Is An Intentional Act Negligent?

Here’s an interesting opinion from the US Court of Appeals for the 8th Circuit. A marketing company called Eyeblaster got sued under the Computer Fraud and Abuse Act for putting cookies on Web site visitors’ computers. The lawsuit alleged that Eyeblaster, by placing the cookies, had “intentionally accessed a protected computer without authorization.” That is, of course, the very definition of a CFAA violation. The complaint alleged that the spyware caused thousands of dollars of damage to the visitor’s system. Eyeblaster tendered the claim to its errors and omission insurer.

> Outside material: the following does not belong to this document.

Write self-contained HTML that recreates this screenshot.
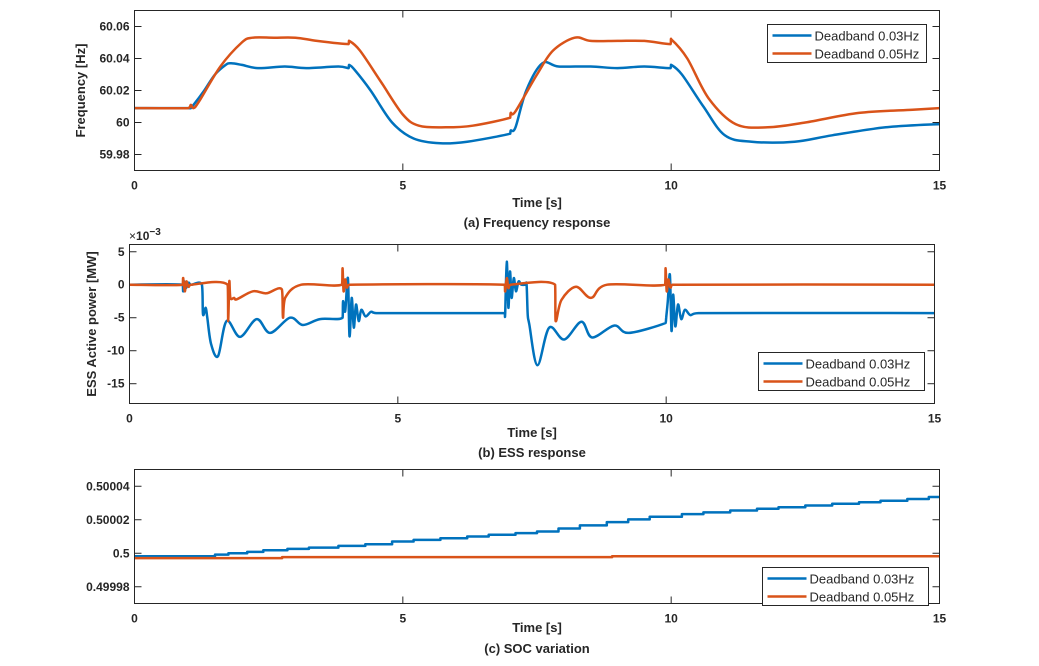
<!DOCTYPE html>
<html><head><meta charset="utf-8">
<style>
body{margin:0;background:#fff;}
svg text{font-family:"Liberation Sans",Arial,sans-serif;fill:#262626;}
.tk{font-size:12px;font-weight:bold;}
.lb{font-size:13px;font-weight:bold;}
.lg{font-size:13px;}
</style></head>
<body>
<svg id="fig" width="1039" height="661" viewBox="0 0 1039 661" xmlns="http://www.w3.org/2000/svg">
<rect width="1039" height="661" fill="#fff"/>
</svg>
<script>
// ---- Panel (a) frequency ----
const freqT = [0,1.0,1.05,1.1,1.3,1.5,1.7,1.8,2.0,2.3,2.8,3.2,3.8,3.99,4.0,4.1,4.4,4.8,5.2,5.7,6.2,7.0,7.01,7.1,7.3,7.6,7.9,8.5,9.0,9.5,9.99,10.0,10.2,10.6,11.0,11.5,12.3,13.0,14.0,15.0];
const freqBlue = [60.009,60.009,60.009,60.011,60.02,60.03,60.036,60.037,60.036,60.034,60.035,60.034,60.035,60.034,60.036,60.033,60.02,60.0,59.99,59.987,59.988,59.993,59.995,59.997,60.02,60.037,60.035,60.035,60.034,60.035,60.034,60.036,60.03,60.01,59.992,59.988,59.988,59.992,59.997,59.999];
const freqRedT = [0,1.0,1.05,1.1,1.2,1.6,2.0,2.2,2.6,3.0,3.4,3.99,4.0,4.2,4.6,5.0,5.3,5.8,6.3,7.0,7.01,7.1,7.5,7.8,8.2,8.5,9.0,9.5,9.99,10.0,10.3,10.7,11.2,11.8,12.5,13.5,14.5,15.0];
const freqRed = [60.009,60.009,60.011,60.009,60.013,60.035,60.05,60.053,60.053,60.053,60.051,60.049,60.051,60.045,60.025,60.005,59.998,59.997,59.998,60.003,60.006,60.007,60.03,60.045,60.053,60.051,60.051,60.051,60.049,60.052,60.04,60.015,59.999,59.997,60.0,60.006,60.008,60.009];
const freqTicks = [59.98,60,60.02,60.04,60.06];
const freqTickLabels = ["59.98","60","60.02","60.04","60.06"];
// ---- Panel (b) ESS power (x1e-3 MW) ----
const essBlueT = [0,0.99,1.0,1.02,1.05,1.1,1.15,1.35,1.37,1.42,1.45,1.52,1.65,1.81,2.06,2.37,2.62,2.99,3.23,3.55,3.97,3.98,4.02,4.07,4.1,4.14,4.18,4.22,4.27,4.32,4.4,4.5,4.6,6.99,7.0,7.03,7.06,7.09,7.12,7.16,7.2,7.25,7.3,7.38,7.4,7.42,7.45,7.6,7.82,8.1,8.42,8.62,9.03,9.3,9.99,10.0,10.03,10.07,10.1,10.13,10.17,10.22,10.28,10.35,10.45,10.6,15];
const essBlue = [0,0,-1,0.5,-0.5,0.3,0,0,-4.5,-3.5,-5,-9,-10.8,-5.5,-7.9,-5.2,-7.3,-5,-6.1,-5.2,-5,-2.5,-4,1,-7.8,-2,-6.5,-3,-5.5,-3.8,-4.8,-4.1,-4.3,-4.3,-4.3,3.5,-3.5,2,-2,1,-1,0.5,0,0,0,-4.5,-6,-12.2,-6.5,-8.3,-5.6,-8,-6.2,-7.3,-5.8,-5,-2.5,1.5,-7,-1.5,-6.3,-3,-5.2,-3.8,-4.6,-4.3,-4.3];
const essRedT = [0,0.99,1.0,1.03,1.06,1.1,1.15,1.83,1.84,1.86,1.88,1.95,2.0,2.3,2.55,2.84,2.86,2.9,3.2,3.96,3.97,3.99,4.02,4.05,4.1,6.99,7.0,7.03,7.06,7.1,7.93,7.94,8.05,8.32,8.6,8.9,9.98,9.99,10.01,10.04,10.08,10.12,15];
const essRed = [0,0,1,-1,0.5,-0.3,0,0,-5.5,0.5,-2,-2,-2.2,-1,-1.3,-0.7,-5,-2,0,0,2.5,-1,0.8,-0.4,0,0,-1,1,-0.5,0,0,-5.5,-2.3,-0.3,-2,0,0,2.5,-1,0.8,-0.4,0,0];
const essTicks = [-15,-10,-5,0,5];
const essTickLabels = ["-15","-10","-5","0","5"];
// ---- Panel (c) SOC (offset from 0.5, x1e-6) ----
const socBlueT = [0,1.5,1.75,2.1,2.4,2.85,3.25,3.8,4.3,4.8,5.2,5.7,6.2,6.6,7.1,7.5,7.9,8.3,8.8,9.2,9.6,10.2,10.6,11.1,11.6,12.0,12.5,13.0,13.5,13.9,14.4,14.8,15];
const socBlue = [-1.8,-0.8,0,0.8,1.8,2.6,3.4,4.4,5.4,7.0,8.0,9.0,10.0,11.0,12.0,13.0,14.8,16.6,18.6,20.2,21.8,23.4,24.4,25.5,26.6,27.5,28.5,29.5,30.5,31.4,32.4,33.6,33.6];
const socRedT = [0,2.75,8.9,15];
const socRed = [-2.9,-2.3,-1.8,-1.8];
const socTicks = [-20,0,20,40];
const socTickLabels = ["0.49998","0.5","0.50002","0.50004"];
const xTicks = [0,5,10,15];
const xTickLabels = ["0","5","10","15"];

const NS="http://www.w3.org/2000/svg";
const svg=document.getElementById('fig');
function mk(tag,attrs,parent){const e=document.createElementNS(NS,tag);for(const k in attrs)e.setAttribute(k,attrs[k]);(parent||svg).appendChild(e);return e;}

function smoothPath(pts){
  let d='M'+pts[0][0].toFixed(1)+','+pts[0][1].toFixed(1);
  for(let i=0;i<pts.length-1;i++){
    const p0=pts[Math.max(0,i-1)],p1=pts[i],p2=pts[i+1],p3=pts[Math.min(pts.length-1,i+2)];
    const c1x=p1[0]+(p2[0]-p0[0])/6,c1y=p1[1]+(p2[1]-p0[1])/6;
    const c2x=p2[0]-(p3[0]-p1[0])/6,c2y=p2[1]-(p3[1]-p1[1])/6;
    // keep control x within segment
    const cx1=Math.min(Math.max(c1x,p1[0]),p2[0]),cx2=Math.min(Math.max(c2x,p1[0]),p2[0]);
    d+='C'+cx1.toFixed(1)+','+c1y.toFixed(1)+' '+cx2.toFixed(1)+','+c2y.toFixed(1)+' '+p2[0].toFixed(1)+','+p2[1].toFixed(1);
  }
  return d;
}

function panel(cfg){
  const g=mk('g',{});
  
  
  const {x0,x1,y0,y1,ymin,ymax}=cfg;
  const sx=t=>x0+(t-0)/(15-0)*(x1-x0);
  const sy=v=>y1-(v-ymin)/(ymax-ymin)*(y1-y0);
  xTicks.forEach((t,i)=>{
    const x=sx(t);
    const a=mk('line',{x1:x,y1:y1,x2:x,y2:y1-7,stroke:'#262626','stroke-width':1},g);
    
    
    const b=mk('line',{x1:x,y1:y0,x2:x,y2:y0+7,stroke:'#262626','stroke-width':1},g);
    
    
    const tx=mk('text',{x:x,y:y1+19,'text-anchor':'middle',class:'tk'},g);
    tx.textContent=xTickLabels[i];
    
    
  });
  cfg.yt.forEach((v,i)=>{
    const y=sy(v);
    const a=mk('line',{x1:x0,y1:y,x2:x0+7,y2:y,stroke:'#262626','stroke-width':1},g);
    
    
    const b=mk('line',{x1:x1,y1:y,x2:x1-7,y2:y,stroke:'#262626','stroke-width':1},g);
    
    
    const tx=mk('text',{x:x0-5,y:y+4,'text-anchor':'end',class:'tk'},g);
    tx.textContent=cfg.ytl[i];
    
    
  });
  const cid='clip'+cfg.name;
  const cp=mk('clipPath',{id:cid},g);
  mk('rect',{x:x0,y:y0,width:x1-x0,height:y1-y0},cp);
  cfg.series.forEach(s=>{
    let d='';
    if(s.step){
      s.t.forEach((t,i)=>{
        const px=sx(t),py=sy(s.v[i]);
        if(i===0)d+='M'+px.toFixed(1)+','+py.toFixed(1);
        else d+='H'+px.toFixed(1)+'V'+py.toFixed(1);
      });
    } else {
      d=smoothPath(s.t.map((t,i)=>[sx(t),sy(s.v[i])]));
    }
    const p=mk('path',{d:d,fill:'none',stroke:s.color,'stroke-width':2.5,'stroke-linejoin':'round','clip-path':'url(#'+cid+')'},g);
    
    
  });
  const box=mk('rect',{x:x0,y:y0,width:x1-x0,height:y1-y0,fill:'none',stroke:'#262626','stroke-width':1},g);
  
  
  const L=cfg.leg;
  const lg=mk('g',{},g);
  
  
  mk('rect',{x:L.x,y:L.y,width:L.w,height:38,fill:'#fff',stroke:'#262626','stroke-width':1},lg);
  [['Deadband 0.03Hz','#0072BD'],['Deadband 0.05Hz','#D95319']].forEach((e,i)=>{
    const yy=L.y+11+i*18;
    const ln=mk('line',{x1:L.x+5,y1:yy,x2:L.x+44,y2:yy,stroke:e[1],'stroke-width':2.5},lg);
    
    
    const tx=mk('text',{x:L.x+47,y:yy+5,class:'lg'},lg);
    tx.textContent=e[0];
    
    
  });
  const xl=mk('text',{x:(x0+x1)/2,y:cfg.xly,'text-anchor':'middle',class:'lb'},g);
  xl.textContent='Time [s]';
  
  
  const cap=mk('text',{x:(x0+x1)/2,y:cfg.capy,'text-anchor':'middle',class:'lb'},g);
  cap.textContent=cfg.caption;
  
  
  if(cfg.ylabel){
    const cy=(y0+y1)/2;
    const yl=mk('text',{x:cfg.ylx,y:cy,'text-anchor':'middle',class:'lb',transform:'rotate(-90 '+cfg.ylx+' '+cy+')'},g);
    yl.textContent=cfg.ylabel;
    
    
  }
  return g;
}

panel({name:'frequency-panel',x0:134.5,x1:939.5,y0:10.5,y1:170.5,ymin:59.97,ymax:60.07,yt:freqTicks,ytl:freqTickLabels,
  series:[{name:'freq-line-003',t:freqT,v:freqBlue,color:'#0072BD'},{name:'freq-line-005',t:freqRedT,v:freqRed,color:'#D95319'}],
  leg:{x:767.5,y:24.5,w:159},xly:207,capy:227,caption:'(a) Frequency response',ylabel:'Frequency [Hz]',ylx:85});
panel({name:'ess-panel',x0:129.5,x1:934.5,y0:244.5,y1:403.5,ymin:-18,ymax:6.1,yt:essTicks,ytl:essTickLabels,
  series:[{name:'ess-line-003',t:essBlueT,v:essBlue,color:'#0072BD'},{name:'ess-line-005',t:essRedT,v:essRed,color:'#D95319'}],
  leg:{x:758.5,y:352.5,w:166},xly:437,capy:457,caption:'(b) ESS response',ylabel:'ESS Active power [MW]',ylx:96});
panel({name:'soc-panel',x0:134.5,x1:939.5,y0:469.5,y1:603.5,ymin:-30,ymax:50,yt:socTicks,ytl:socTickLabels,
  series:[{name:'soc-line-003',t:socBlueT,v:socBlue,color:'#0072BD',step:true},{name:'soc-line-005',t:socRedT,v:socRed,color:'#D95319',step:true}],
  leg:{x:762.5,y:567.5,w:166},xly:632,capy:653,caption:'(c) SOC variation'});
const ex=mk('text',{x:129,y:240,class:'tk'});
ex.innerHTML='<tspan font-weight="normal">×</tspan>10<tspan dy="-5" font-size="10">−3</tspan>';


</script>
</body></html>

The policy provided coverage against claims involving “wrongful acts,” defined as errors, unintentional omissions, or negligent acts. Because the complaint alleged that Eyeblaster engaged in intentional wrongdoing, the insurer declined coverage. The court disagreed. It noted, “[The plaintiff] alleges that Eyeblaster installed tracking cookies, Flash technology, and JavaScript on his computer, all of which are intentional acts.” But that intentional act might be an “error,” or a negligent act, the court concluded. In other words, even though Eyeblaster meant to install the spyware, it didn’t necessarily mean to harm anyone. Close call. But it’s good to know you might have coverage if you find yourself on the wrong end of one of these actions.